Haidee Birkett

Personal information
- Full name: Haidee Birkett
- Born: 23 May 1996 (age 30)
- Nickname: Birky
- Batting: Right-handed
- Bowling: Left-arm medium
- Role: All-rounder

Domestic team information
- 2013–: Queensland Fire (squad no. 23)
- 2016–: Sydney Thunder (squad no. 23)
- Source: Cricinfo, 18 March 2017

= Haidee Birkett =

Australian cricketer

Haidee Birkett is an Australian cricketer who plays as an all-rounder for Queensland Fire and Brisbane Heat.

Originally from Charters Towers, Birkett played her junior cricket there and in Townsville. She has been described by coaches and teachers as a natural born leader.

Birkett was involved in two campaigns with the Queensland under-15 team, including its national championship victory in 2010–11. Subsequently, she played for the Queensland under-18 team, including as its captain, and won the Youth Player of the Year award in 2012–13.

In December 2013, Birkett made her debut for Queensland Fire. She was a member of the Fire team that won the National Women's Twenty20 competition in 2014–15. However, during the following season she suffered a run of injury, including recurring back problems, a knee operation and a broken finger.

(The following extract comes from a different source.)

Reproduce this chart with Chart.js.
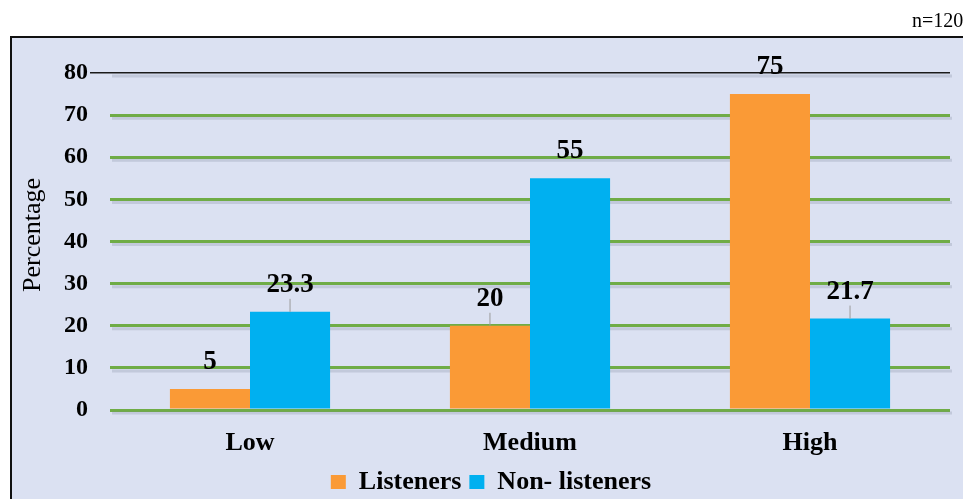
<!DOCTYPE html>
<html>
<head>
<meta charset="utf-8">
<script src="https://cdn.jsdelivr.net/npm/chart.js@4"></script>
<style>
  html, body { margin: 0; padding: 0; background: #fff; }
  #wrap { width: 963px; height: 499px; }
</style>
</head>
<body>
<div id="wrap"><canvas id="levelChart" width="963" height="499"></canvas></div>
<script>
var levels = ['Low', 'Medium', 'High'];
var listeners = [5, 20, 75];
var nonListeners = [23.3, 55, 21.7];
var yTicks = [0, 10, 20, 30, 40, 50, 60, 70, 80];

var serif = '"Liberation Serif", "Times New Roman", serif';

// panel background, border, sample size and axis title
var backdrop = {
    id: 'backdrop',
    beforeDraw: function (chart) {
        var c = chart.ctx;
        c.save();
        c.fillStyle = '#ffffff';
        c.fillRect(0, 0, chart.width, chart.height);
        c.fillStyle = '#dbe1f2';
        c.fillRect(10, 36, chart.width, chart.height);
        c.strokeStyle = '#111';
        c.lineWidth = 2;
        c.beginPath();
        c.moveTo(11, chart.height);
        c.lineTo(11, 37);
        c.lineTo(chart.width, 37);
        c.stroke();
        c.fillStyle = '#000';
        c.font = '20px ' + serif;
        c.textBaseline = 'middle';
        c.fillText('n=120', 912, 22);
        c.translate(33, 235);
        c.rotate(-Math.PI / 2);
        c.textAlign = 'center';
        c.font = '26px ' + serif;
        c.fillText('Percentage', 0, 0);
        c.restore();
    },
    beforeDatasetsDraw: function (chart) {
        // soft shadow beneath each grid line
        var c = chart.ctx, y = chart.scales.y, a = chart.chartArea;
        c.save();
        c.strokeStyle = 'rgba(120,130,150,0.25)';
        c.lineWidth = 3;
        yTicks.forEach(function (v) {
            var py = y.getPixelForValue(v) + 3;
            c.beginPath();
            c.moveTo(a.left + 2, py);
            c.lineTo(a.right + 2, py);
            c.stroke();
        });
        c.restore();
    }
};

// value labels above bars, with a short leader where the label floats
var valueLabels = {
    id: 'valueLabels',
    afterDatasetsDraw: function (chart, args, opts) {
        var c = chart.ctx;
        c.save();
        c.font = 'bold 27px ' + serif;
        c.fillStyle = '#000';
        c.textAlign = 'center';
        c.textBaseline = 'middle';
        chart.data.datasets.forEach(function (ds, di) {
            chart.getDatasetMeta(di).data.forEach(function (bar, i) {
                var ly = bar.y - opts.offset;
                if (opts.leaders[di][i]) {
                    c.strokeStyle = '#9a9a9a';
                    c.lineWidth = 1;
                    c.beginPath();
                    c.moveTo(bar.x, ly + 14);
                    c.lineTo(bar.x, bar.y);
                    c.stroke();
                }
                c.fillText(String(ds.data[i]), bar.x, ly);
            });
        });
        c.restore();
    }
};

var ctx = document.getElementById('levelChart').getContext('2d');
var levelChart = new Chart(ctx, {
    type: 'bar',
    data: {
        labels: levels,
        datasets: [{
            label: 'Listeners',
            data: listeners,
            backgroundColor: '#fa9a36'
        }, {
            label: 'Non- listeners',
            data: nonListeners,
            backgroundColor: '#00b0f0'
        }]
    },
    options: {
        responsive: false,
        animation: false,
        layout: { padding: { top: 73, right: 13, left: 32, bottom: -6 } },
        datasets: { bar: { categoryPercentage: 0.572, barPercentage: 1 } },
        scales: {
            x: {
                grid: { display: false, drawTicks: false },
                border: { display: false },
                ticks: { color: '#000', font: { family: serif, size: 26, weight: 'bold' }, padding: 18 },
                afterFit: function (s) { s.height = 51; }
            },
            y: {
                min: 0,
                max: 80,
                afterBuildTicks: function (s) { s.ticks = yTicks.map(function (v) { return { value: v }; }); },
                border: { display: false },
                grid: {
                    color: function (c) { return c.tick && c.tick.value === 80 ? '#1a1a1a' : '#6fac46'; },
                    lineWidth: function (c) { return c.tick && c.tick.value === 80 ? 1.5 : 3; },
                    tickColor: function (c) { return c.tick && c.tick.value === 80 ? '#1a1a1a' : 'rgba(0,0,0,0)'; },
                    tickLength: 20
                },
                ticks: { color: '#000', font: { family: serif, size: 24, weight: 'bold' }, padding: 2 },
                afterFit: function (s) { s.width = 78; }
            }
        },
        plugins: {
            legend: {
                position: 'bottom',
                labels: {
                    color: '#000',
                    font: { family: serif, size: 26, weight: 'bold' },
                    boxWidth: 15,
                    boxHeight: 14,
                    padding: 8
                }
            },
            tooltip: { enabled: false },
            valueLabels: {
                offset: 27,
                leaders: [[false, true, false], [true, false, true]]
            }
        }
    },
    plugins: [backdrop, valueLabels]
});
</script>
</body>
</html>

At the start of the 2016–17 season, Birkett was signed up by Brisbane Heat for its WBBL|02 campaign. She made her Heat debut on 11 December 2016 against the Sydney Sixers, and took her first WBBL wicket by dismissing Alyssa Healy caught and bowled.

During the Heat's match on 2 January 2017 against Sydney Thunder, Birkett caused a social media sensation by taking a spectacular catch to dismiss Naomi Stalenberg, and also took 2–25 in four overs.

Birkett is a member of Queensland Cricket's Game and Market Development team. In November 2018, she was named in Brisbane Heat's squad for the 2018–19 Women's Big Bash League season.